-- EXERCISE INSTRUCTIONS --
Take the lines from the top down to and including the one with "const packetHaze = [[0.77,1.61]];" and repeat them exactly. Omit images.

-- INFORMATION PROVIDED --

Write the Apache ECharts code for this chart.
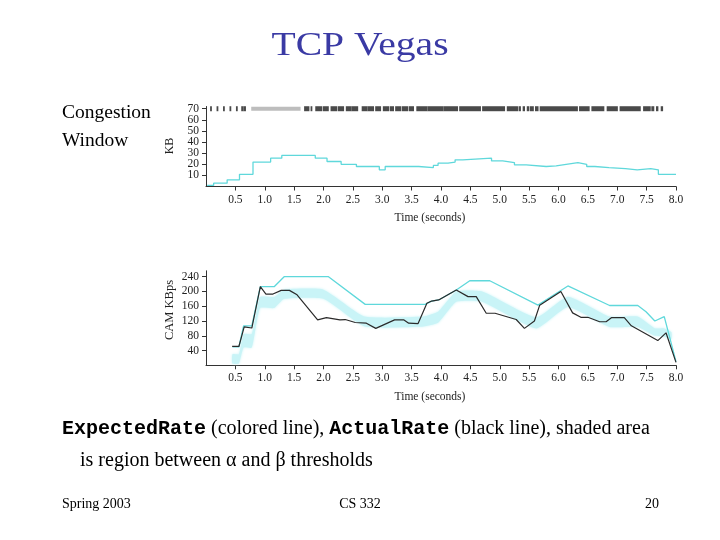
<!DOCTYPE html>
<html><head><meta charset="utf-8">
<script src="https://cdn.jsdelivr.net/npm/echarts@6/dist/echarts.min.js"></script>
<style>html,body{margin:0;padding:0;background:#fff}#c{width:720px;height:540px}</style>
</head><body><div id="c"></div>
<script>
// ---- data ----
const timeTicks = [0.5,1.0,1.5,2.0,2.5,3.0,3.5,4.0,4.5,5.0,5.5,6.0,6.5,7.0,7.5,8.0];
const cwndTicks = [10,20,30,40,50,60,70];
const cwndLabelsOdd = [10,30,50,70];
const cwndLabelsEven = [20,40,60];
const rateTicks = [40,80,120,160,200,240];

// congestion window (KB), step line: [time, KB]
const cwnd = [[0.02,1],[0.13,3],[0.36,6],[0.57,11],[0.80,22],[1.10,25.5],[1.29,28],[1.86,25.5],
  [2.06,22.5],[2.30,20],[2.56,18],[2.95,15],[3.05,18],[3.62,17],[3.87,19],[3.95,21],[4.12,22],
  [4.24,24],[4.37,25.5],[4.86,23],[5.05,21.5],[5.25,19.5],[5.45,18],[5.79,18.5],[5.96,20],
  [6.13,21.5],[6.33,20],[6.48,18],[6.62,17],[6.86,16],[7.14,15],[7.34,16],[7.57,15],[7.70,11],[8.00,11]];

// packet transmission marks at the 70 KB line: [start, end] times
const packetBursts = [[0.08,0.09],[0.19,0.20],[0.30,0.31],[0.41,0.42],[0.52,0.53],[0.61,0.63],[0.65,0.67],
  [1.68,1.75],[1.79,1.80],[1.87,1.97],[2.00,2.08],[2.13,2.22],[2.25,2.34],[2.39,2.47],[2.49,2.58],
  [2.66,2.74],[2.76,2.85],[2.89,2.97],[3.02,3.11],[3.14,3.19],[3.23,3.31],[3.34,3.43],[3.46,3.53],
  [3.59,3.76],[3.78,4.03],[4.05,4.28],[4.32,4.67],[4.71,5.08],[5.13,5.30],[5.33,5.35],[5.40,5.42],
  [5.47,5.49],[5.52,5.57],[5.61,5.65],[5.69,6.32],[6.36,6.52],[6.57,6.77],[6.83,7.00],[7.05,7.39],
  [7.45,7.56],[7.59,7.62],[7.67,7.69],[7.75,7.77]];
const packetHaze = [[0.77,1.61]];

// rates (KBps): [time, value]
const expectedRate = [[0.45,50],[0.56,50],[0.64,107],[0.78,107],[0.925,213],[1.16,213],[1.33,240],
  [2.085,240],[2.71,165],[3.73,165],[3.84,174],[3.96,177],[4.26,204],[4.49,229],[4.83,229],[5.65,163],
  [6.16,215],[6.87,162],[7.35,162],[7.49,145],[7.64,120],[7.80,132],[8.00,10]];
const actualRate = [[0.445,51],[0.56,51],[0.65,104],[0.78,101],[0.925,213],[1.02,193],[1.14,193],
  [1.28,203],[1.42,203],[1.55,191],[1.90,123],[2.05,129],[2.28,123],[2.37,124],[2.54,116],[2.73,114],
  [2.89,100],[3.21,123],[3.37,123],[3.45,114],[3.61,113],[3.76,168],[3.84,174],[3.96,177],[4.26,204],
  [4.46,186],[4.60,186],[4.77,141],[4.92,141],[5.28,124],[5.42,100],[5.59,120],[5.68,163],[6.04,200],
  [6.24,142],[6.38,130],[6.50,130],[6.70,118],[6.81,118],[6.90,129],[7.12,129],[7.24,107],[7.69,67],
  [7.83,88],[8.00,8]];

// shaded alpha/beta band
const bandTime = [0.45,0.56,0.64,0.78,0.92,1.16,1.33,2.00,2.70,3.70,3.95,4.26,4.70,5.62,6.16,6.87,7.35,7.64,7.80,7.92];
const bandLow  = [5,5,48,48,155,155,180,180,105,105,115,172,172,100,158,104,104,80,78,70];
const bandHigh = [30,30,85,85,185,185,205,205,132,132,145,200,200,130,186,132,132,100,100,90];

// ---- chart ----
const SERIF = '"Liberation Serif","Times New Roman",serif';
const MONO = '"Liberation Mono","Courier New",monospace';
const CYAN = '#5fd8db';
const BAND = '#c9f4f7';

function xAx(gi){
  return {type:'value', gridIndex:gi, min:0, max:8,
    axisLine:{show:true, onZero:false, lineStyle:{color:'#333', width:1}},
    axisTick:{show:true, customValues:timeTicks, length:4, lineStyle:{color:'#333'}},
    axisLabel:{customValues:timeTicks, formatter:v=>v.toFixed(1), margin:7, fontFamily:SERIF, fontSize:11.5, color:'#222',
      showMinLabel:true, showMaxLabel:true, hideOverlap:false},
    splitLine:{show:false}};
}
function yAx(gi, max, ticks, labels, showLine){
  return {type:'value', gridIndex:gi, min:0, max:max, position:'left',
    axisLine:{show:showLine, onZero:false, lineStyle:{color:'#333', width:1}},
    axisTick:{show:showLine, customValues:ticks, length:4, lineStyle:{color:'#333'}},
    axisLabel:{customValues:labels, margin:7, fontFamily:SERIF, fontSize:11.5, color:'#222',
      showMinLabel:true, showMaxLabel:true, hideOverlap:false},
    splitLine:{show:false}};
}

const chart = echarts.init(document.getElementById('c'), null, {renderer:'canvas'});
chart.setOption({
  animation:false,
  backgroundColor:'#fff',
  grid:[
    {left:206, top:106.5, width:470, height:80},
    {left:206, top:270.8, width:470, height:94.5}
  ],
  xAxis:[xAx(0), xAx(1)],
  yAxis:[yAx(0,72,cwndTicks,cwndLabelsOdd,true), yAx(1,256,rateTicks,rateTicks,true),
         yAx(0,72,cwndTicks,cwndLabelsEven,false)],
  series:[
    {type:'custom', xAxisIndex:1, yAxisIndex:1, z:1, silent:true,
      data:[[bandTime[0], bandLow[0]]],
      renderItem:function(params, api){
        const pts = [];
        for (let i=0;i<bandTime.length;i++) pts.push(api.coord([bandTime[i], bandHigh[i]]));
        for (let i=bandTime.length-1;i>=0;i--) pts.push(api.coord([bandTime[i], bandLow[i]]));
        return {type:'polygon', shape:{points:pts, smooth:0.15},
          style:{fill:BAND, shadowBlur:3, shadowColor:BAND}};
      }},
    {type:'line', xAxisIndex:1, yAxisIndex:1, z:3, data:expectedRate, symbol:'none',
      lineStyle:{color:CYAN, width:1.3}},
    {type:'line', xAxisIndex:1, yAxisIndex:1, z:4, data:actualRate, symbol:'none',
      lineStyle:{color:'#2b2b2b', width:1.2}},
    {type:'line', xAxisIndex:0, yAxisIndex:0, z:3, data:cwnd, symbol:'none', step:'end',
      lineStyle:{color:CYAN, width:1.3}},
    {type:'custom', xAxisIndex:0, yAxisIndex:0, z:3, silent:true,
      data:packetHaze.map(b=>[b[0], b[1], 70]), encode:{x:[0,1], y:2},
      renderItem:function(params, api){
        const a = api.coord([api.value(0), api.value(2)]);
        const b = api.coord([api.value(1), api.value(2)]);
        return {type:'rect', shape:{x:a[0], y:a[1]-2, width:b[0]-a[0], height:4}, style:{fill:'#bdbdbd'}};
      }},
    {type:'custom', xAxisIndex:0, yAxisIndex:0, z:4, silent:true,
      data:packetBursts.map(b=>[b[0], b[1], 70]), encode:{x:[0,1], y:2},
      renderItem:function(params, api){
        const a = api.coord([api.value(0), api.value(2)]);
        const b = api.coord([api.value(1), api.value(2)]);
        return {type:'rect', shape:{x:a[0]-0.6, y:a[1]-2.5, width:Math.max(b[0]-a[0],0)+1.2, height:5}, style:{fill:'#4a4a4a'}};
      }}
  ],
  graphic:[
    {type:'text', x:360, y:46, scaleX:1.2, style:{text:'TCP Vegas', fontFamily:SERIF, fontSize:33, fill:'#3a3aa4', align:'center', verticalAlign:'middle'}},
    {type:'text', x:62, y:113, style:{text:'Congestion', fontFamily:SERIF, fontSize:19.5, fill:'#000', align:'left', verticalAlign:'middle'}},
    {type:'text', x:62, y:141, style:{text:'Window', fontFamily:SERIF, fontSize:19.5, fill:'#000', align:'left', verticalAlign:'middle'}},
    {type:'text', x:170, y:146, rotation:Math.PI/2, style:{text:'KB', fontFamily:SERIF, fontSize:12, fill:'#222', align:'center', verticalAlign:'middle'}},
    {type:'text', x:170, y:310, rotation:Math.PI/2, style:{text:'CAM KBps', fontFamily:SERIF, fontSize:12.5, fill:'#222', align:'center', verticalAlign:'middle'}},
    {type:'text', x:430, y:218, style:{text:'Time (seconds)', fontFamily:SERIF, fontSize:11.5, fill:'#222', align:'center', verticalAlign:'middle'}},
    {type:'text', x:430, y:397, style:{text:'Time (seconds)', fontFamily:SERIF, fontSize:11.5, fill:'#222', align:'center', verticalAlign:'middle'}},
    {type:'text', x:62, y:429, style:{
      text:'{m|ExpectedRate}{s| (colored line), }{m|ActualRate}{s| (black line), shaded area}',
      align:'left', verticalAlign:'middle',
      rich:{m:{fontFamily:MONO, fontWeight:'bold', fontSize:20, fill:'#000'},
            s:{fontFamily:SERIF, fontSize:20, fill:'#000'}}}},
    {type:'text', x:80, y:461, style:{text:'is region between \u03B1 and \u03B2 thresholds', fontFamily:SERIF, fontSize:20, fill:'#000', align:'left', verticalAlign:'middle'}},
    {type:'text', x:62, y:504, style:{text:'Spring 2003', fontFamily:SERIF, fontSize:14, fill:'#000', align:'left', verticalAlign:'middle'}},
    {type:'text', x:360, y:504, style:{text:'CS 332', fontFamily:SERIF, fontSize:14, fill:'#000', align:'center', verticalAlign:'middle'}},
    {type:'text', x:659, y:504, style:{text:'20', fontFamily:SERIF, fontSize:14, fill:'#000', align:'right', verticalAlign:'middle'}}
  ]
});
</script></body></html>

-- WRITTEN ANSWER --
Write the Apache ECharts code for this chart.
<!DOCTYPE html>
<html><head><meta charset="utf-8">
<script src="https://cdn.jsdelivr.net/npm/echarts@6/dist/echarts.min.js"></script>
<style>html,body{margin:0;padding:0;background:#fff}#c{width:720px;height:540px}</style>
</head><body><div id="c"></div>
<script>
// ---- data ----
const timeTicks = [0.5,1.0,1.5,2.0,2.5,3.0,3.5,4.0,4.5,5.0,5.5,6.0,6.5,7.0,7.5,8.0];
const cwndTicks = [10,20,30,40,50,60,70];
const cwndLabelsOdd = [10,30,50,70];
const cwndLabelsEven = [20,40,60];
const rateTicks = [40,80,120,160,200,240];

// congestion window (KB), step line: [time, KB]
const cwnd = [[0.02,1],[0.13,3],[0.36,6],[0.57,11],[0.80,22],[1.10,25.5],[1.29,28],[1.86,25.5],
  [2.06,22.5],[2.30,20],[2.56,18],[2.95,15],[3.05,18],[3.62,17],[3.87,19],[3.95,21],[4.12,22],
  [4.24,24],[4.37,25.5],[4.86,23],[5.05,21.5],[5.25,19.5],[5.45,18],[5.79,18.5],[5.96,20],
  [6.13,21.5],[6.33,20],[6.48,18],[6.62,17],[6.86,16],[7.14,15],[7.34,16],[7.57,15],[7.70,11],[8.00,11]];

// packet transmission marks at the 70 KB line: [start, end] times
const packetBursts = [[0.08,0.09],[0.19,0.20],[0.30,0.31],[0.41,0.42],[0.52,0.53],[0.61,0.63],[0.65,0.67],
  [1.68,1.75],[1.79,1.80],[1.87,1.97],[2.00,2.08],[2.13,2.22],[2.25,2.34],[2.39,2.47],[2.49,2.58],
  [2.66,2.74],[2.76,2.85],[2.89,2.97],[3.02,3.11],[3.14,3.19],[3.23,3.31],[3.34,3.43],[3.46,3.53],
  [3.59,3.76],[3.78,4.03],[4.05,4.28],[4.32,4.67],[4.71,5.08],[5.13,5.30],[5.33,5.35],[5.40,5.42],
  [5.47,5.49],[5.52,5.57],[5.61,5.65],[5.69,6.32],[6.36,6.52],[6.57,6.77],[6.83,7.00],[7.05,7.39],
  [7.45,7.56],[7.59,7.62],[7.67,7.69],[7.75,7.77]];
const packetHaze = [[0.77,1.61]];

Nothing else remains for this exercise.